Given: wavelength of light $=550\, nm$;
width of slit $=22.0 \times 10^{-5}\, cm$
We know that $n \lambda=d \sin \theta$; where $n$ is 2 (for second minima), $\lambda$ is wavelength, $d$ is width of slit.

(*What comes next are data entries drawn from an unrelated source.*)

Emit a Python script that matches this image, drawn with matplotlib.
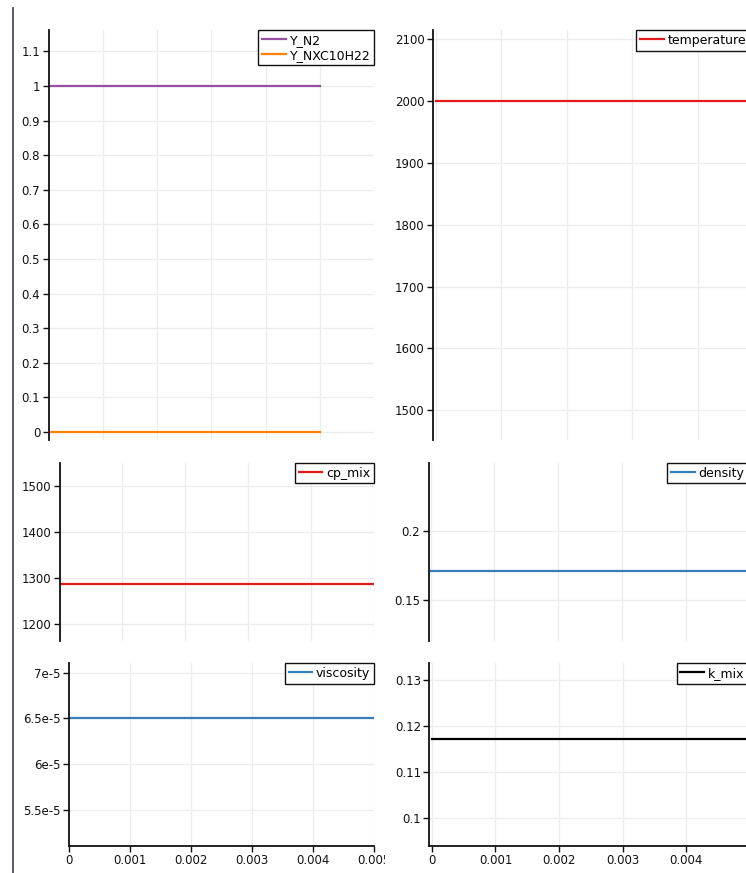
import matplotlib
matplotlib.use("Agg")
import matplotlib.pyplot as plt
from matplotlib.lines import Line2D
from matplotlib.transforms import Bbox, TransformedBbox

# ---------------- data ----------------
x_vals = [0.0, 0.005]
y_n2 = [1.0, 1.0]
y_nxc10h22 = [0.0, 0.0]
temperature = [2000.0, 2000.0]
cp_mix = [1286.0, 1286.0]
density = [0.1711, 0.1711]
viscosity = [6.5e-5, 6.5e-5]
k_mix = [0.1171, 0.1171]

yticks_species = [0, 0.1, 0.2, 0.3, 0.4, 0.5, 0.6, 0.7, 0.8, 0.9, 1, 1.1]
ylabels_species = ["0", "0.1", "0.2", "0.3", "0.4", "0.5", "0.6", "0.7", "0.8", "0.9", "1", "1.1"]
yticks_temp = [1500, 1600, 1700, 1800, 1900, 2000, 2100]
yticks_cp = [1200, 1300, 1400, 1500]
yticks_rho = [0.15, 0.2]
ylabels_rho = ["0.15", "0.2"]
yticks_mu = [5.5e-5, 6e-5, 6.5e-5, 7e-5]
ylabels_mu = ["5.5e-5", "6e-5", "6.5e-5", "7e-5"]
yticks_k = [0.1, 0.11, 0.12, 0.13]
ylabels_k = ["0.1", "0.11", "0.12", "0.13"]
xticks_left = [0, 0.001, 0.002, 0.003, 0.004, 0.005]
xlabels_left = ["0", "0.001", "0.002", "0.003", "0.004", "0.005"]
xticks_right = [0, 0.001, 0.002, 0.003, 0.004]
xlabels_right = ["0", "0.001", "0.002", "0.003", "0.004"]

C_PURPLE = "#984ea3"
C_ORANGE = "#ff7f00"
C_RED = "#e41a1c"
C_BLUE = "#377eb8"
C_BLACK = "#000000"

W, H = 746, 873
fig = plt.figure(figsize=(W / 100, H / 100), dpi=100)
fig.patch.set_facecolor("white")
plt.rcParams["font.family"] = ["DejaVu Sans"]

def make_ax(l, r, t, b):
    return fig.add_axes([l / W, 1 - b / H, (r - l) / W, (b - t) / H])

def style(ax, xlim, ylim, yticks, ylabels=None, xt=None, xl=None, bottom=False, clip_right=None):
    ax.set_xlim(*xlim)
    ax.set_ylim(*ylim)
    for s in ["top", "right"]:
        ax.spines[s].set_visible(False)
    ax.spines["left"].set_linewidth(1.3)
    ax.spines["left"].set_color("#111111")
    ax.spines["bottom"].set_visible(bottom)
    ax.spines["bottom"].set_linewidth(1.3)
    ax.spines["bottom"].set_color("#111111")
    ax.set_xticks(xt)
    ax.set_yticks(yticks)
    if ylabels is not None:
        ax.set_yticklabels(ylabels)
    if bottom:
        ax.set_xticklabels(xl)
    else:
        ax.tick_params(axis="x", length=0, labelbottom=False)
    ax.tick_params(axis="y", length=4, width=1, pad=2, labelsize=8.5, colors="#111111")
    ax.tick_params(axis="x", length=4 if bottom else 0, width=1, pad=2, labelsize=8.5, colors="#111111")
    ax.grid(True, color="#ececec", linewidth=0.9)
    ax.set_axisbelow(True)
    ax.patch.set_alpha(0)
    if clip_right is not None:
        bb = TransformedBbox(Bbox([[0, 0], [clip_right / W, 1]]), fig.transFigure)
        for lab in ax.get_xticklabels():
            lab.set_clip_box(bb)
            lab.set_clip_on(True)

def legend(ax):
    lg = ax.legend(loc="upper right", borderaxespad=0, frameon=True, fancybox=False,
                   fontsize=9, handlelength=1.9, handletextpad=0.3, borderpad=0.3,
                   labelspacing=0.15)
    fr = lg.get_frame()
    fr.set_edgecolor("#111111")
    fr.set_linewidth(1.0)
    fr.set_facecolor("white")
    fr.set_alpha(1)
    return lg

lw = 1.6

# Top-left: species
ax1 = make_ax(48.5, 374, 30, 440)
ax1.plot(x_vals, y_n2, color=C_PURPLE, lw=lw, label="Y_N2")
ax1.plot(x_vals, y_nxc10h22, color=C_ORANGE, lw=lw, label="Y_NXC10H22")
style(ax1, (0, 0.006), (-0.023, 1.162), yticks_species, ylabels_species, xt=xticks_left)
legend(ax1)

# Top-right: temperature
ax2 = make_ax(433, 750, 30, 440)
ax2.plot(x_vals, temperature, color=C_RED, lw=lw, label="temperature")
style(ax2, (-0.00004, 0.0048), (1452, 2115), yticks_temp, xt=xticks_right)
legend(ax2)

# Middle-left: cp_mix
ax3 = make_ax(59.5, 374, 463, 641)
ax3.plot(x_vals, cp_mix, color=C_RED, lw=lw, label="cp_mix")
style(ax3, (0, 0.005), (1162, 1551), yticks_cp, xt=xticks_left)
legend(ax3)

# Middle-right: density
ax4 = make_ax(428.7, 748, 463, 641)
ax4.plot(x_vals, density, color=C_BLUE, lw=lw, label="density")
style(ax4, (-0.00003, 0.00497), (0.1204, 0.2488), yticks_rho, ylabels_rho, xt=xticks_right)
legend(ax4)

# Bottom-left: viscosity
ax5 = make_ax(69.3, 374, 663, 845.7)
ax5.plot(x_vals, viscosity, color=C_BLUE, lw=lw, label="viscosity")
style(ax5, (0, 0.005), (5.11e-5, 7.106e-5), yticks_mu, ylabels_mu, xt=xticks_left, xl=xlabels_left,
      bottom=True, clip_right=385)
legend(ax5)

# Bottom-right: k_mix
ax6 = make_ax(429.3, 748, 663, 845.7)
ax6.plot(x_vals, k_mix, color=C_BLACK, lw=lw, label="k_mix")
style(ax6, (-0.00004, 0.00497), (0.094, 0.1337), yticks_k, ylabels_k, xt=xticks_right, xl=xlabels_right,
      bottom=True)
legend(ax6)

# separator line at the left
fig.add_artist(Line2D([13.3 / W, 13.3 / W], [0, 1 - 8 / H], transform=fig.transFigure,
                      color="#4b4a63", lw=1.3))

fig.savefig("out.png", dpi=100)
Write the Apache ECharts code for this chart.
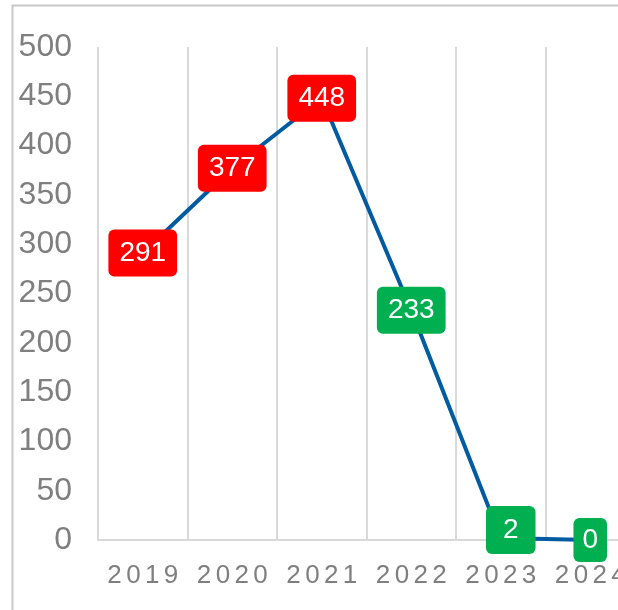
<!DOCTYPE html>
<html>
<head>
<meta charset="utf-8">
<script src="https://cdn.jsdelivr.net/npm/echarts@6/dist/echarts.min.js"></script>
<style>
    html, body { margin: 0; padding: 0; background: #fff; }
    #chart { width: 618px; height: 610px; }
</style>
</head>
<body>
<div id="chart"></div>
<script>
const years = ['2019', '2020', '2021', '2022', '2023', '2024']
const values = [291, 377, 448, 233, 2, 0]
const labelColors = ['#ff0000', '#ff0000', '#ff0000', '#00b050', '#00b050', '#00b050']
const yTicks = { min: 0, max: 500, interval: 50 }

const chart = echarts.init(document.getElementById('chart'))

const seriesData = values.map((v, i) => {
    const item = {
        value: v,
        label: { backgroundColor: labelColors[i] }
    }
    // the small ones sit in differently sized boxes
    if (i === 4) {
        item.label.padding = [11, 17, 9, 17]
        item.label.offset = [10, -8]
    }
    if (i === 5) {
        item.label.padding = [8, 9, 8, 9]
    }
    return item
})

chart.setOption({
    animation: false,
    textStyle: { fontFamily: 'Liberation Sans' },
    graphic: [{
        type: 'rect',
        shape: { x: 12.5, y: 5.5, width: 800, height: 800 },
        style: { fill: 'none', stroke: '#c8c8c8', lineWidth: 2 },
        silent: true
    }],
    grid: {
        left: 98,
        top: 47,
        width: 537,
        height: 493,
        outerBoundsMode: 'none'
    },
    xAxis: {
        type: 'category',
        data: years,
        boundaryGap: true,
        axisTick: { show: false },
        axisLine: { lineStyle: { color: '#d9d9d9', width: 2 } },
        axisLabel: {
            interval: 0,
            margin: 23,
            color: '#7f7f7f',
            fontFamily: 'Liberation Sans',
            fontSize: 26,
            formatter: function (name) {
                // spread the digits like the original
                return name.split('').join('\u2006')
            }
        },
        splitLine: {
            show: true,
            showMinLine: true,
            lineStyle: { color: '#d9d9d9', width: 2 }
        }
    },
    yAxis: {
        type: 'value',
        min: yTicks.min,
        max: yTicks.max,
        interval: yTicks.interval,
        axisLine: { show: false },
        axisTick: { show: false },
        splitLine: { show: false },
        axisLabel: {
            margin: 26,
            color: '#7f7f7f',
            fontFamily: 'Liberation Sans',
            fontSize: 32
        }
    },
    series: [{
        type: 'line',
        data: seriesData,
        symbol: 'circle',
        symbolSize: 1,
        itemStyle: { color: '#005ba1' },
        lineStyle: { color: '#005ba1', width: 4 },
        label: {
            show: true,
            position: 'inside',
            color: '#fff',
            fontFamily: 'Liberation Sans',
            fontSize: 28,
            borderRadius: 6,
            padding: [10, 11, 9, 11]
        }
    }]
})
</script>
</body>
</html>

Therefore, $\sin \theta=\frac{n \lambda}{d}$
$\Rightarrow \theta=\sin ^{-1}\left(\frac{n \lambda}{d}\right)$
Substituting the values, we get
$\theta=\sin ^{-1}\left(\frac{2 \times 550 \times 10^{-9} m }{22.0 \times 10^{-5} cm }\right)$
$=\sin ^{-1}\left(\frac{2 \times 550 \times 10^{-9} m }{22.0 \times 10^{-5} \times 10^{-2} m }\right)$
$\theta=\sin ^{-1}\left(\frac{1}{2}\right)$
$\Rightarrow \theta=\frac{\pi}{6}$
Thus, angular position of second minima from central maximum will be $\pi / 6$.